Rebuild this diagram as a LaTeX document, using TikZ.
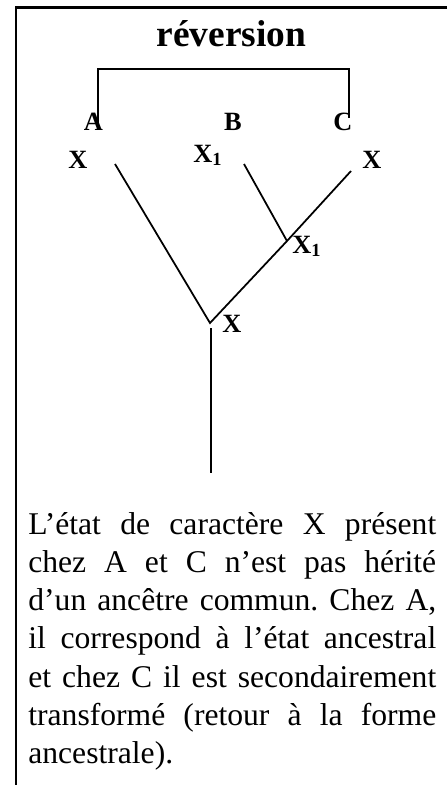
\documentclass[tikz,border=0pt]{standalone}
\usepackage{fontspec}
\setmainfont{Liberation Serif}
\usetikzlibrary{calc,positioning}
\definecolor{TreeInk}{HTML}{000000}
\tikzset{
  every node/.style={text=TreeInk},
  frame/.style={draw=TreeInk, line width=1.2pt},
  branch/.style={draw=TreeInk, line width=1pt},
  taxon/.style={font=\fontsize{15}{18}\selectfont\bfseries, inner sep=0pt, anchor=base},
  state/.style={font=\fontsize{15}{18}\selectfont\bfseries, inner sep=0pt, anchor=base west},
}

\begin{document}
\begin{tikzpicture}[x=0.02cm,y=-0.02cm]
  \useasboundingbox (0,0) rectangle (447,785);
  % Frame: top and left edges only
  \draw[frame] (447,7.5) -- (16,7.5) -- (16,785);
  \node[font=\fontsize{21.3}{25}\selectfont\bfseries, inner sep=0pt, anchor=base] (title) at (231.5,46) {réversion};
  % Taxa and their states
  \node[taxon] (taxA) at (93.5,130) {A};
  \node[taxon] (taxB) at (233,130) {B};
  \node[taxon] (taxC) at (343,130) {C};
  \node[state, anchor=base] (stA) at (78,168) {X};
  \node[state] (stB) at (193,162) {X\textsubscript{1}};
  \node[state, anchor=base] (stC) at (372,168) {X};
  % Bracket joining A and C
  \coordinate (brA) at (98,123);
  \coordinate (brC) at (349,118);
  \draw[branch] (brA) |- ($(brC)+(0,-49)$) -- (brC);
  % Tree
  \coordinate (root) at (210,323);
  \coordinate (fork) at (287,241);
  \coordinate (endA) at (115,164);
  \coordinate (endB) at (244,164);
  \coordinate (endC) at (351,171);
  \coordinate (trunkTop) at (211,328);
  \coordinate (trunkBot) at (211,473);
  \draw[branch] (endA) -- (root) -- (fork) -- (endC);
  \draw[branch] (endB) -- (fork);
  \draw[branch] (trunkTop) -- (trunkBot);
  \node[state] (stFork) at (292,253) {X\textsubscript{1}};
  \node[state] (stRoot) at (222,332) {X};
  % Caption
  \node[anchor=base west, inner sep=0pt, text width=8.16cm, align=justify,
        font=\fontsize{18}{21.8}\selectfont] (caption) at (28,534)
    {\frenchspacing\tolerance=9999 L’état de caractère X présent\linebreak
     chez A et C n’est pas hérité\linebreak
     d’un ancêtre commun. Chez A,\linebreak
     il correspond à l’état ancestral\linebreak
     et chez C il est secondairement\linebreak
     transformé (retour à la forme\linebreak
     ancestrale).};
\end{tikzpicture}
\end{document}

**To do:**
Restate the whole listing above exactly, please, omitting every image.

**Written answer:**
Rebuild this diagram as a LaTeX document, using TikZ.
\documentclass[tikz,border=0pt]{standalone}
\usepackage{fontspec}
\setmainfont{Liberation Serif}
\usetikzlibrary{calc,positioning}
\definecolor{TreeInk}{HTML}{000000}
\tikzset{
  every node/.style={text=TreeInk},
  frame/.style={draw=TreeInk, line width=1.2pt},
  branch/.style={draw=TreeInk, line width=1pt},
  taxon/.style={font=\fontsize{15}{18}\selectfont\bfseries, inner sep=0pt, anchor=base},
  state/.style={font=\fontsize{15}{18}\selectfont\bfseries, inner sep=0pt, anchor=base west},
}

\begin{document}
\begin{tikzpicture}[x=0.02cm,y=-0.02cm]
  \useasboundingbox (0,0) rectangle (447,785);
  % Frame: top and left edges only
  \draw[frame] (447,7.5) -- (16,7.5) -- (16,785);
  \node[font=\fontsize{21.3}{25}\selectfont\bfseries, inner sep=0pt, anchor=base] (title) at (231.5,46) {réversion};
  % Taxa and their states
  \node[taxon] (taxA) at (93.5,130) {A};
  \node[taxon] (taxB) at (233,130) {B};
  \node[taxon] (taxC) at (343,130) {C};
  \node[state, anchor=base] (stA) at (78,168) {X};
  \node[state] (stB) at (193,162) {X\textsubscript{1}};
  \node[state, anchor=base] (stC) at (372,168) {X};
  % Bracket joining A and C
  \coordinate (brA) at (98,123);
  \coordinate (brC) at (349,118);
  \draw[branch] (brA) |- ($(brC)+(0,-49)$) -- (brC);
  % Tree
  \coordinate (root) at (210,323);
  \coordinate (fork) at (287,241);
  \coordinate (endA) at (115,164);
  \coordinate (endB) at (244,164);
  \coordinate (endC) at (351,171);
  \coordinate (trunkTop) at (211,328);
  \coordinate (trunkBot) at (211,473);
  \draw[branch] (endA) -- (root) -- (fork) -- (endC);
  \draw[branch] (endB) -- (fork);
  \draw[branch] (trunkTop) -- (trunkBot);
  \node[state] (stFork) at (292,253) {X\textsubscript{1}};
  \node[state] (stRoot) at (222,332) {X};
  % Caption
  \node[anchor=base west, inner sep=0pt, text width=8.16cm, align=justify,
        font=\fontsize{18}{21.8}\selectfont] (caption) at (28,534)
    {\frenchspacing\tolerance=9999 L’état de caractère X présent\linebreak
     chez A et C n’est pas hérité\linebreak
     d’un ancêtre commun. Chez A,\linebreak
     il correspond à l’état ancestral\linebreak
     et chez C il est secondairement\linebreak
     transformé (retour à la forme\linebreak
     ancestrale).};
\end{tikzpicture}
\end{document}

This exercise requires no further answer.